Writer, Feldenkrais champion, Aikidoka and explorer of internal and external landscapes.

Discussion

12 thoughts on “Feldenkrais: Drawing a New Self

  1. Wow, don’t take offense, but you’re very lucky that, without kids, you are able to spend so much time (and money) on yourself. Your descriptions of Feldenkrais really make me want to try it. My cousin used to teach it, but he lives in Philadelphia. As for the drawing you mention, my daughter has been teaching herself the shape method from watching YouTube videos. I have this tendency to want to jump in when I see she’s interested in something and look for the “best” instructor or class she could take. I have to reign in my anxiety-provoked perfectionist behavior and remember it is about her enjoyment of what interests her, and I need to let her set the pace. She loves self-teaching using online, open-source resources.

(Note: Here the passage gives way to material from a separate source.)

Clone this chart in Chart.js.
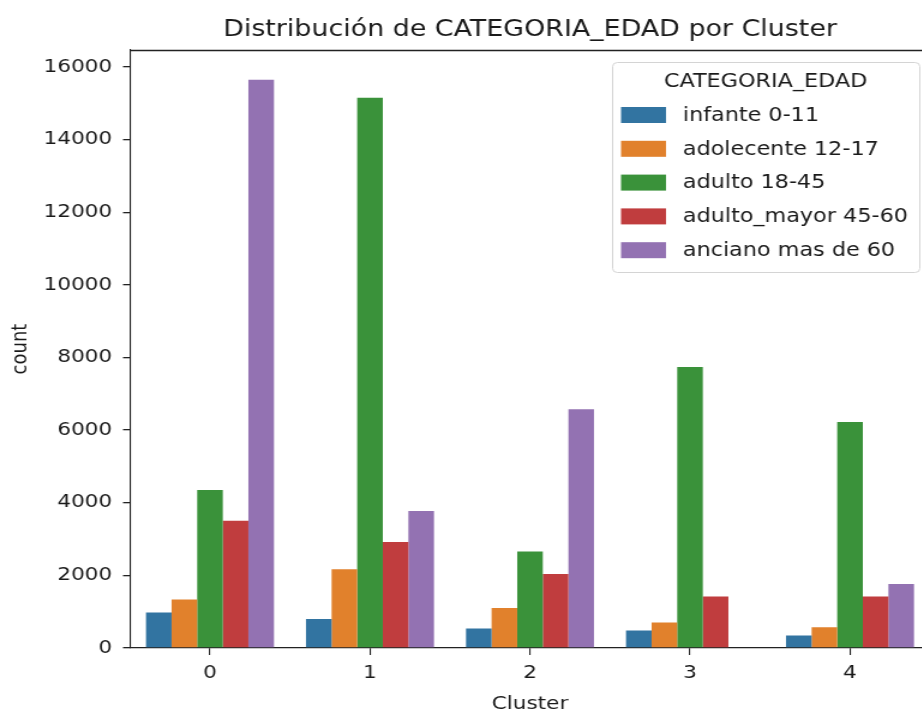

    Posted by Sarah Longstaff | October 27, 2014, 9:08 am
    • Sarah, Glad that my writing about Feldenkrais makes you want to try it. One reason I spend so many hours attempting to translate this incredible and somewhat ineffable practice into the written word is to share this experience with others and perhaps, inspire them to check it out (take a few classes, ideally) and see for themselves what might arise. As for the whole time/money issue, another trainee is the mother of a 10 year old and a 6 year old. And another is the primary caregiver to an aging parent. What I’ve noticed in life is that if someone wants to do something badly enough, they’ll figure out how or the details will work themselves out. Since Feldenkrais is about creating possibility, I’m hoping that you will consider all possibilities that might allow you to take a class. And please also consider the possibility that what I am learning in Feldenkrais is similar to what you are learning in the course of parenting (the example you gave is a great illustration).